The future of openmoko.org hosting
Harald Welte
laforge at gnumonks.org
Sun Oct 15 08:59:34 UTC 2017
Dear community,
Given that we've just head the 10 year anniversary of shipping the Neo1973,
this also marks about the ~ 8th-9th year of inactivity in the project.
Ever since Openmoko, Inc. closed down, I've been personally covering the hosting
fees for the (single, consolidated) openmoko.org machine. I did that in order
to keep the legacy/history alive, for those who might be interested in it.

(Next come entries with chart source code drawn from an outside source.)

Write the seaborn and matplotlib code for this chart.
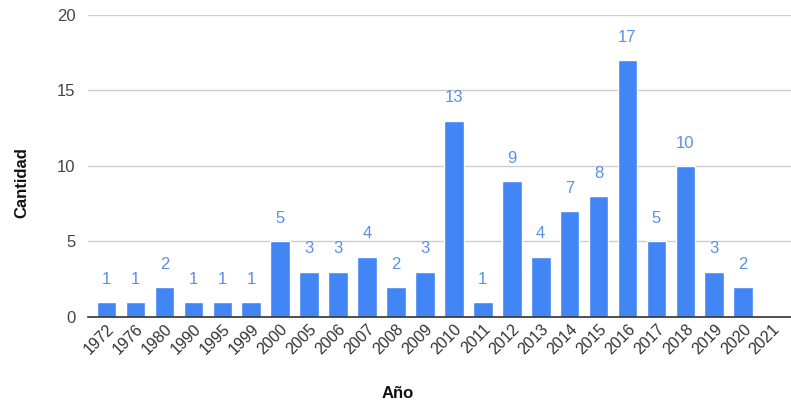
import matplotlib
matplotlib.use("Agg")
import matplotlib.pyplot as plt
import seaborn as sns
import pandas as pd

years = ["1972", "1976", "1980", "1990", "1995", "1999", "2000", "2005", "2006",
         "2007", "2008", "2009", "2010", "2011", "2012", "2013", "2014", "2015",
         "2016", "2017", "2018", "2019", "2020", "2021"]
counts = [1, 1, 2, 1, 1, 1, 5, 3, 3, 4, 2, 3, 13, 1, 9, 4, 7, 8, 17, 5, 10, 3, 2, 0]
y_ticks = [0, 5, 10, 15, 20]

df = pd.DataFrame({"Año": years, "Cantidad": counts})

sns.set_theme(style="white")
plt.rcParams["font.family"] = ["Liberation Sans", "DejaVu Sans"]

fig = plt.figure(figsize=(7.91, 4.03), dpi=100)
ax = fig.add_axes([0.111, 0.2134, 0.889, 0.7494])

bar_color = "#4285F4"
sns.barplot(data=df, x="Año", y="Cantidad", color=bar_color, width=0.68,
            saturation=1, ax=ax, zorder=3)

labels = [str(v) if v > 0 else "" for v in counts]
ax.bar_label(ax.containers[0], labels=labels, padding=11, color="#5B8FE8",
             fontsize=12)

ax.set_ylim(0, 20)
ax.set_yticks(y_ticks)
ax.set_xlim(-0.65, len(years) - 0.35)
ax.yaxis.grid(True, color="#CCCCCC", linewidth=1, zorder=0)
ax.set_axisbelow(True)

for side in ["top", "right", "left"]:
    ax.spines[side].set_visible(False)
ax.spines["bottom"].set_color("#333333")
ax.spines["bottom"].set_linewidth(1.2)
ax.spines["bottom"].set_zorder(4)

ax.tick_params(axis="y", length=0, labelsize=12, labelcolor="#444444", pad=9)
ax.tick_params(axis="x", length=0, labelsize=11.5, labelcolor="#333333", pad=3)
for lbl in ax.get_xticklabels():
    lbl.set_rotation(45)
    lbl.set_ha("right")
    lbl.set_rotation_mode("anchor")

ax.set_xlabel("Año", fontsize=12, fontweight="bold", color="#111111")
ax.set_ylabel("Cantidad", fontsize=12, fontweight="bold", color="#111111")
ax.xaxis.set_label_coords(0.44, -0.228)
ax.yaxis.set_label_coords(-0.083, 0.444)

fig.savefig("out.png", dpi=100)
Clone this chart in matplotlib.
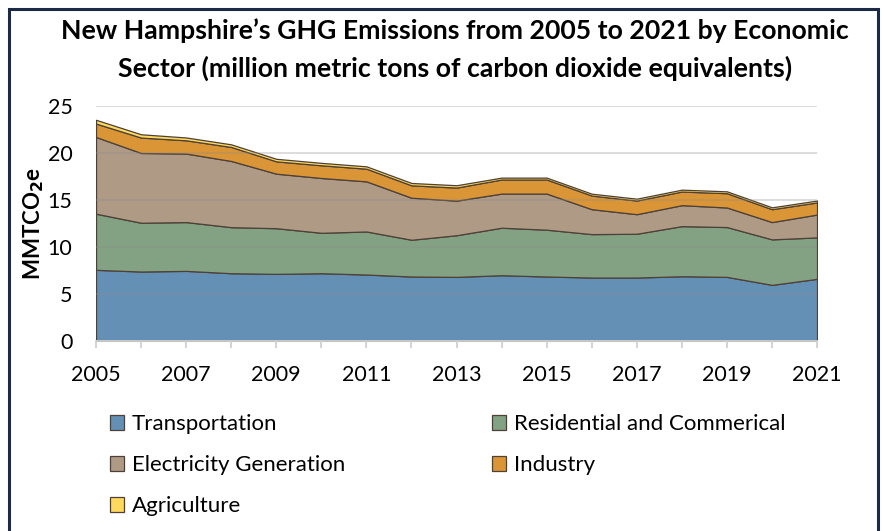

While it was/is "only" EUR 50 per moth, it adds up. Over the at leaset
8 years, that's at least EUR 4800.
I was happy to contribute that. However, I don't want to continue this
kind of financial obligation for another ten years or even any
indefinite term.
Please note that the actual burden of system administration is
contribute by volunteer work from Paul Wise, which is of course much
appreciated!
So the question is in general, how to proceed here. One could
a) try to put funding on some more shoulders than just me, and continue
with that one hosted machine as-is
b) get rid of the existing server, by the following strategy:
* web: convert the dynamically-generated media-wiki, trac, svnweb, gitweb,
etc. pages into static renderings that can be served from a static
web server. This could be done by something like a recursive wget
through a http cache. This would remove the need to run trac,
mediawiki and apache mod_svn, mysql, ... - and drastically reduce
the CPU and Memory requirements. In the end, it would be a bunch
of static HTML pages rendered by nginx or lighttpd somewhere on a
virtual server or shared server.
* lisst: migrate the single remaining active
(community at lists.openmoko.org) to another mailman instance, such as
lists.osmocom.org. We could configure mailman to retain the
list-id and simply point the MX to the osmocom.org server, i.e. do
this without any impact on the list address or users mail filtering
rules.
* e-mail: discontinue e-mail services at openmoko.org (except e-mail
forwarding). To my knowledge, only Joerg Reisenweber is using this
service today - and to be fair, I would kindly suggest to use a
different imap-capable home for his e-mail after about a decade
of using the Openmoko legacy. Sorry :)
* svn: discontinue svn service and simply have
* caches of the rendered html pages (for old hyperlinks to work),
* a git conversion of the old svn tree. for svn.openmoko.org, I
have done this and published it at
https://github.com/openmoko/openmoko-svn
* git: discontinue git service and simply have
* caches of the rendered gitweb html pages (for old hyperlinks to
work), and
* the mirror at github.com, which I just created:
https://github.com/openoko
Yes, I'm fully aware that github.com is a proprietary service, and
they can at any time take those repositories down and/or stop the
free service. I'm not suggesting anyone use this for active
development projects. But just to have a historic archive of code
around that hasn't changed for 9 years, I think it's ok. Running a
git server with a kernel tree inside requires quite a bit of
resources, and running gitweb or cgit with all the crawlers out
there can be a major CPU/RAM/IO hog. If we can avoid this, we
basically eliminate the need for a separate machine for
openmoko.org
* USB VID/PID repository: This is so far kept in the Mediawiki, but
I don't see a reason why this couldn't simply convert to just being
a static CSV file that's on a http server, or a small, simple git
repository with that CSV file inside.
Any comments/ideas/suggestions/complants? I'm all-in for moving
towards 'b'. Next to the fact of basically reducing our hosting
requirements to zero, it also has the advantage that we don't have to
worry about keeping trac,mediawiki,etc. installations secure and
updated. Also, when moving to major new versions, there's always the
risk of some issues with migrating the old data, some wiki rendering
errors, etc. - conserving the generated output saves us from all of
that.
If we go for 'b', this would include us releasing SQL dumps of the
trac, mediawiki, svn, etc. databases (probably clearing any passwords /
password hashes), so that the raw information can be restored by anyone
who has an interest to it.
Regards,
Harald
--
- Harald Welte <laforge at gnumonks.org> http://laforge.gnumonks.org/
============================================================================
"Privacy in residential applications is a desirable marketing option."